How does Glyph of Warding work with a Sending spell

dnd-5espellcastingspellstraps

In D&D 5e, the Glyph of Warding spell allows you to store a spell that is cast on whoever triggers the glyph. The limits on the stored spell are rather vague: "The spell must target a single creature or an area."

This would seem to include the Sending spell, which clearly targets a single creature. How would this work?

My assumption is that:

  1. When I cast Glyph of Warding, I also cast the Sending spell at the same time (see this question). I assume that I must make any choices about the spell, aside from the spell's target, at that time. In the case of the Sending spell, this would include the message being sent. (Similarly, in the case of a spell like Summon Fey the kind of fey summoned would be chosen when the glyph is cast, not when it is triggered.)
  2. When the glyph is triggered, the Sending spell gets a target and the casting completes, so whoever triggered the spell gets my saved message.
  3. The person who triggered the glyph gets to respond to the Sending, and I would hear this message in my head, as usual.

Is this right? Or am I missing some nuance in the mechanics?

Best Answer

Yes, this would work

If this would make sense depends on what you have in mind with it.

As others have pointed out, there is a cheaper and simpler method to relay a message to a creature in the place where you would install the glyph: use a Magic Mouth spell. Both can deliver 25 words. It'll cost you only 10 gp vs 200 gp for the glyph, and can be set to be reusable.
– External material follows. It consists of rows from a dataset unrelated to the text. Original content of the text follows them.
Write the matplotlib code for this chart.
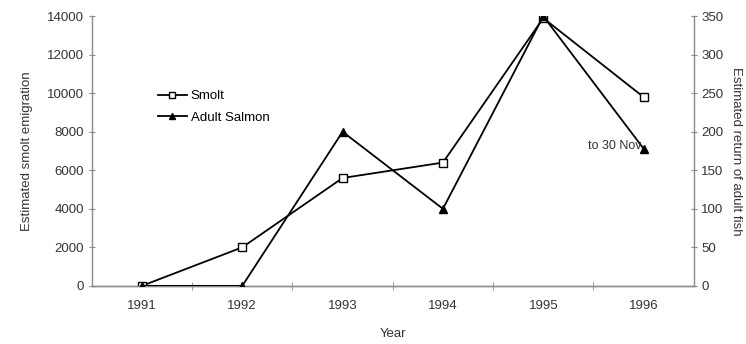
import matplotlib
matplotlib.use("Agg")
import matplotlib.pyplot as plt
from matplotlib.lines import Line2D

plt.rcParams['font.family'] = ['Liberation Sans', 'DejaVu Sans']

# ---- Data ----
years = ["1991", "1992", "1993", "1994", "1995", "1996"]
smolt = [0, 2000, 5600, 6400, 13900, 9800]
adult = [0, 0, 200, 100, 350, 178]

grey = "#8a8a8a"
txt = "#333333"
fs = 9.5

fig = plt.figure(figsize=(7.46, 3.44), dpi=100)
ax = fig.add_axes([0.123, 0.169, 0.807, 0.784])
ax2 = ax.twinx()

x = range(len(years))
ax.plot(x, smolt, color="black", lw=1.3, marker="s", ms=6,
        mfc="white", mec="black", mew=1, zorder=3)
ax2.plot(x, adult, color="black", lw=1.3, marker="^", ms=6,
         mfc="black", mec="black", zorder=3)

ax.set_xlim(-0.5, len(years) - 0.5)
ax.set_ylim(0, 14000)
ax2.set_ylim(0, 350)
ax.set_yticks(range(0, 14001, 2000))
ax2.set_yticks(range(0, 351, 50))
ax.set_xticks(list(x))
ax.set_xticklabels(years)
ax.set_xticks([i + 0.5 for i in range(len(years) - 1)], minor=True)

for a in (ax, ax2):
    a.spines["top"].set_visible(False)
    for s in a.spines.values():
        s.set_color(grey)
        s.set_linewidth(1)
    a.tick_params(axis="y", direction="inout", length=5, color=grey,
                  labelsize=fs, labelcolor=txt, pad=3)
ax.spines["right"].set_visible(False)
ax2.spines["left"].set_visible(False)
ax.tick_params(axis="x", which="major", length=0, pad=10, labelsize=fs,
               labelcolor=txt)
ax.tick_params(axis="x", which="minor", direction="inout", length=6, color=grey)

ax.set_xlabel("Year", fontsize=fs, labelpad=12, color=txt)
ax.set_ylabel("Estimated smolt emigration", fontsize=fs, labelpad=10, color=txt)
ax2.set_ylabel("Estimated return of adult fish", fontsize=fs, color=txt,
               rotation=-90, labelpad=13)

# note next to the last adult point
ax2.text(5.0, adult[-1] + 4, "to 30 Nov.", fontsize=9, ha="right", va="center",
         color=txt)

handles = [
    Line2D([], [], color="black", lw=1.3, marker="s", ms=5, mfc="white", mec="black"),
    Line2D([], [], color="black", lw=1.3, marker="^", ms=5, mfc="black"),
]
ax.legend(handles, ["Smolt", "Adult Salmon"], loc="upper left",
          bbox_to_anchor=(0.09, 0.77), frameon=False, fontsize=fs,
          handlelength=2.2, handletextpad=0.3, labelspacing=0.7)

fig.savefig("out.png", dpi=100)
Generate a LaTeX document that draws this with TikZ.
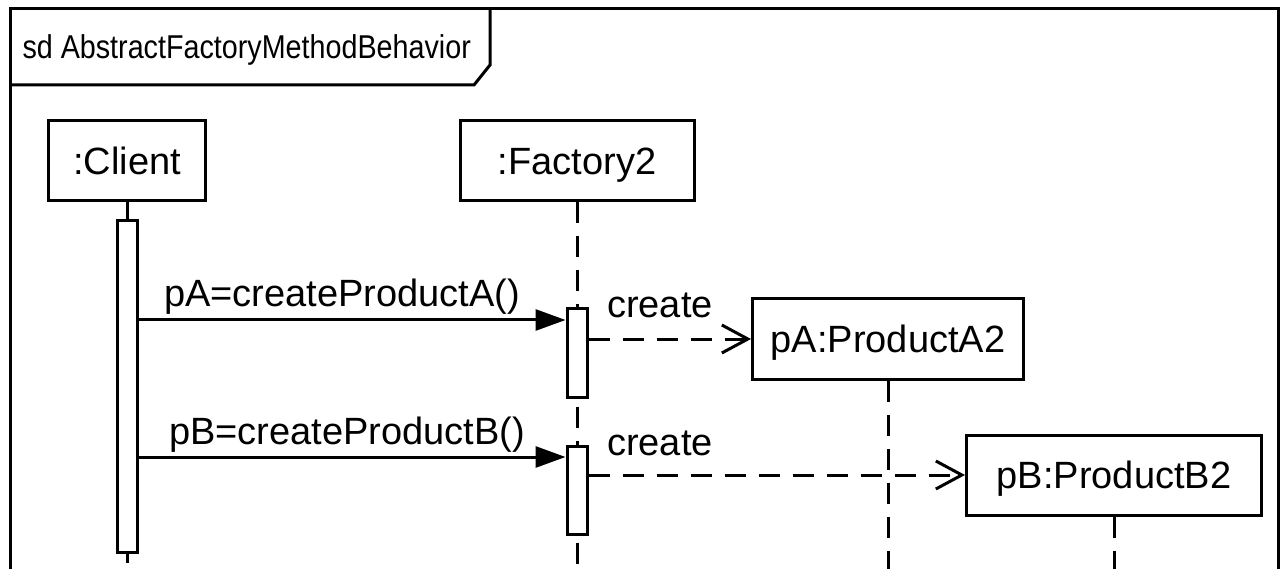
\documentclass[tikz,border=0pt]{standalone}
\usepackage{fontspec}
\setmainfont{Liberation Sans}
\usetikzlibrary{arrows.meta}
\begin{document}
\begin{tikzpicture}[x=1pt,y=-1pt,
  line width=3pt,
  every node/.style={font=\fontsize{38}{46}\selectfont, inner sep=0pt},
  lifebox/.style={draw, fill=white, minimum height=80pt, text height=27pt, text depth=0pt},
  actbar/.style={draw, fill=white, minimum width=20pt},
  lifeline/.style={dash pattern=on 21pt off 13pt},
  call/.style={-{Triangle[length=30pt,width=21pt]}},
  create/.style={dash pattern=on 21pt off 13pt, -{Straight Barb[length=26pt,width=28pt]}},
  lbl/.style={anchor=base}
]
\useasboundingbox (0,0) rectangle (1285,569);

% diagram frame and its name tab
\draw (10,569) -- (10,9) -- (1278,9) -- (1278,569);
\node[anchor=base west, font=\fontsize{33}{40}\selectfont] (title) at (21,59)
  {\scalebox{0.87}[1]{sd AbstractFactoryMethodBehavior}};
\draw (10,85) -- (474,85) -- (490,65) -- (490,9);

% lifeline heads
\node[lifebox, minimum width=157pt] (cl) at (127,161) {:Client};
\node[lifebox, minimum width=234pt] (fa) at (577,161) {:Factory2};

% lifelines of the client and the factory
\coordinate (clEnd) at (127,563);
\coordinate (faEnd) at (577,569);
\draw[lifeline] (fa.south) -- (faEnd);

% activations
\node[actbar, minimum height=331pt] (ac) at (127,386.5) {};
\draw (cl.south) -- (ac.north);
\draw (ac.south) -- (clEnd);
\node[actbar, minimum height=88pt] (a1) at (577,353) {};
\node[actbar, minimum height=88pt] (a2) at (577,490) {};

% created products
\node[lifebox, minimum width=271pt] (pa) at (888,339) {pA:ProductA2};
\node[lifebox, minimum width=295pt] (pb) at (1114,475) {pB:ProductB2};
\coordinate (paEnd) at (888,569);
\coordinate (pbEnd) at (1114,569);
\draw[lifeline] (pa.south) -- (paEnd);
\draw[lifeline] (pb.south) -- (pbEnd);

% synchronous calls
\coordinate (m1) at (0,320);
\coordinate (m2) at (0,457);
\draw[call] (ac.east |- m1) -- (a1.west |- m1);
\draw[call] (ac.east |- m2) -- (a2.west |- m2);
\node[lbl] (l1) at (342,307) {pA=createProductA()};
\node[lbl] (l2) at (347,444) {pB=createProductB()};

% creation messages
\draw[create] (a1.east |- pa.west) -- (pa.west);
\draw[create] (a2.east |- pb.west) -- (pb.west);
\node[lbl] (c1) at (660,318) {create};
\node[lbl] (c2) at (660,455) {create};
\end{tikzpicture}
\end{document}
However, Magic Mouth will lack the ability of Glyph of Warding to securely discern creature type or alignment, or its ability to make dumb creatures or those that speak other languages understand it, so if these are important to you, you may prefer the more costly glyph.

If what you care about is the response they can send, maybe because you want an ally of yours to trigger the glyph to send you an emergency message while you are away from home, I think that also would work: you still are the caster sending the original message. Just keep in mind that the response is optional, so if an intruder triggered the glyph, they could opt to not respond, and you would be none the wiser.